People have threatened to kill Kim Davis and burn down her house because the county clerk in Kentucky has refused to issue marriage licenses since the U.S. Supreme Court legalized gay marriage in June.
That staunch refusal, a protest against same-sex marriage, resulted in her being held in contempt of court and taken to jail on Thursday.
Four couples – two gay and two straight – have sued Davis, arguing she must fulfill her duties as an elected official despite her personal religious beliefs.
“This situation absolutely didn’t have to happen, if only Kim Davis followed the law,” said Sarah Warbelow, legal director of Human Rights Campaign, the country’s largest lesbian, gay, bisexual, and transgender (LGBT) civil rights organization.
“Same-sex couples in Rowan County (Kentucky) have a constitutional right to marry the person they love in the place they call home, and they’ve shamefully, repeatedly been prevented from exercising that right.
“The time has now come for the staff in the Rowan County Clerk’s office to follow the law and immediately begin issuing those couples their long overdue marriage licenses.”
Davis has said she never expected to find herself in this jam. Who is she? Here are five things known about her.
She’s a born-again Christian
On a Sunday morning about four years ago when she was 44 she repented and pledged her life to serving the Lord as she listened to preachings from the book of Galatians.
Through her attorney she has shared that she has made “major mistakes” in her life.
She has been divorced three times
The Associated Press and Buzzfeed reviewed court records that reveal Davis’ rocky married life.
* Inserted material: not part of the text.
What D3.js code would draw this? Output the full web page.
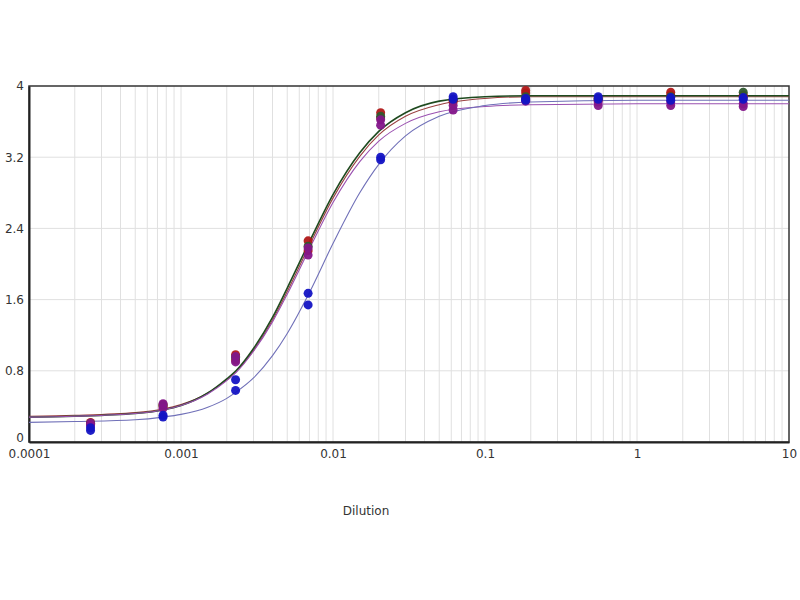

She’s been married four times, twice to the same man.
She married her first husband when she was 18 and divorced him in 1994.
In a 2008 divorce filing she acknowledged having two children while she was not married.
In 1996 she married a man named Joe Davis. They divorced in 2006.
In 2007 she married again. That marriage lasted less than a year.
She remarried Davis, who describes himself as “an old redneck hillbilly,” in 2009.
“She made some mistakes,” says her Christian lawyer, Mat Staver. “She’s regretful and sorrowful. That life she led before is not the life she lives now. She asked for and received forgiveness and grace. That’s why she has such a strong conscience.”
This is all about her faith
Davis, who dresses modestly in ankle-sweeping skirts, has been invoking “God’s authority” in defying federal court orders demanding her to do her job.
“It is a heaven or hell decision,” she said in a statement.
People who support her decision compare her to the Bible’s Paul and Silas, both of whom were imprisoned for their faith.
Davis is an Apostolic Christian whose followers believe that a very literal interpretation of the Bible is the infallible word of God. Homosexuality, fornication and adultery are considered immoral or deviant behavior.
In court in July she testified that she prayed and fasted over her decision to stop issuing marriage licenses. “It wasn’t just a spur-of-the-moment decision. It was thought out, and I sought God on it,” she said.
She can’t be fired
Davis, who is a Democrat, was elected to her post in 2014. She succeeded her mother, Jean Bailey, held the job for 37 years, then reportedly hired her son to work for her.
Because she is an elected official, she can’t be fired. She would have to be impeached or otherwise removed by the state.
“No authority exists for her removal or suspension from the office by Rowan County government,” Rowan County attorney Cecil Watkins told the Morehead News.
“Kentucky state government is the only entity that can move to have Kim Davis removed as Rowan county clerk.”
USA Today reported that the state legislature is not in session and that many lawmakers support Davis’ decision.
Who supports her, who doesn’t
County attorney Watkins is exasperated with Davis and has told her that he “will not and cannot support” her in her refusal to obey the Constitution.
He told the Kentucky Trial Court Review that Davis’ deputy clerks are willing to issue licenses to everyone legally allowed to marry but they are afraid to go against Davis. Watkins said the deputy clerks will comply with any order from the judge on Thursday.
This week, Buzzfeed interviewed protesters outside the courthouse where Davis works and discovered a common sentiment among them: A county clerk who ran for office should do her job or resign.
But opinions remain strongly divided in her hometown.
Lifelong resident Danny Kinder, 73, also a born-again Christian, believes the Supreme Court overstepped its bounds by legalizing same-sex marriage. “To the Lord, what gay people are doing is an abomination. God didn’t make marriage between two men or two women. Marriage is between a man and woman,” he told Buzzfeed.
Erica Gardner, 33, said she voted for Davis in 2014 and now wishes she could take back her vote. “I wish Davis would get out of the office or do her job,” she said.